Para cuando usted lea estas líneas estaremos a días/ horas de la elección presidencial. Poco más hay para decir que no se haya dicho ya. Acaso sea cuestión de dejarse de pamplinadas con patas y apuntar lo que de tan obvio pasa inadvertido.
Los venezolanos nos hemos mal acostumbrado a una democracia enclenque. Tanto es así que vemos ya cómo normal que la constitución sea magreada constantemente, que nuestros derechos ciudadanos sean pisoteados un día y el otro también, que el estado se haya comido en caldo de ñame a la sociedad. No nos sorprende que unos poderosos circunstanciales se comporten cómo señores feudales y nos traten como su propiedad, cual siervos de la gleba.
Una elección puede ser un acto inútil, pero también puede convertirse en un poderoso gesto de rebeldía. Un negarse al un estado de cosas absurdo y descabellado. En democracia, no existe nada más importante que la fortaleza de la ciudadanía.
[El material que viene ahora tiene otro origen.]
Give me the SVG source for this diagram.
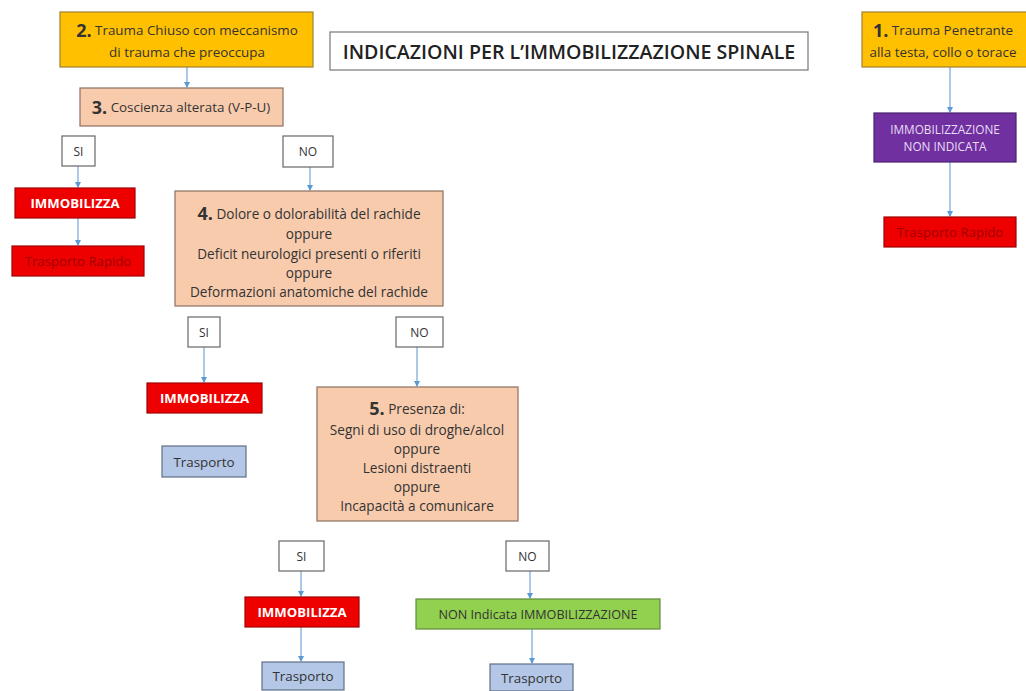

Ellos, nosotros, los ciudadanos son, somos, el origen y propósito de la democracia. Ciudadanos débiles producen democracias con defectos severos, con un sistema inmunológico debilitado. Y ello, que no es un asunto filosófico sino antes bien práctico, sí tiene su buena base en la conceptualización de un gobierno cuya base y razón de ser sea el bien y el progreso de todos.
Una democracia cuyos textos son escritos con tinta deleble no es una democracia, en ninguna de sus definiciones. En cambio, la democracia aúpa, por su propio bien, el que los ciudadanos no se comporten cómo borregos sino que usen su derecho inalienable a la rebelión. Así las cosas, el 28 de julio votar no puede ser un acto gris. Debe ser la más clara e inconfundible manifestación de negativa a la sumisión.
Sí, votar es un derecho, elegir es un derecho. Y también es un deber. Vote, por quien usted desee. Pero vote.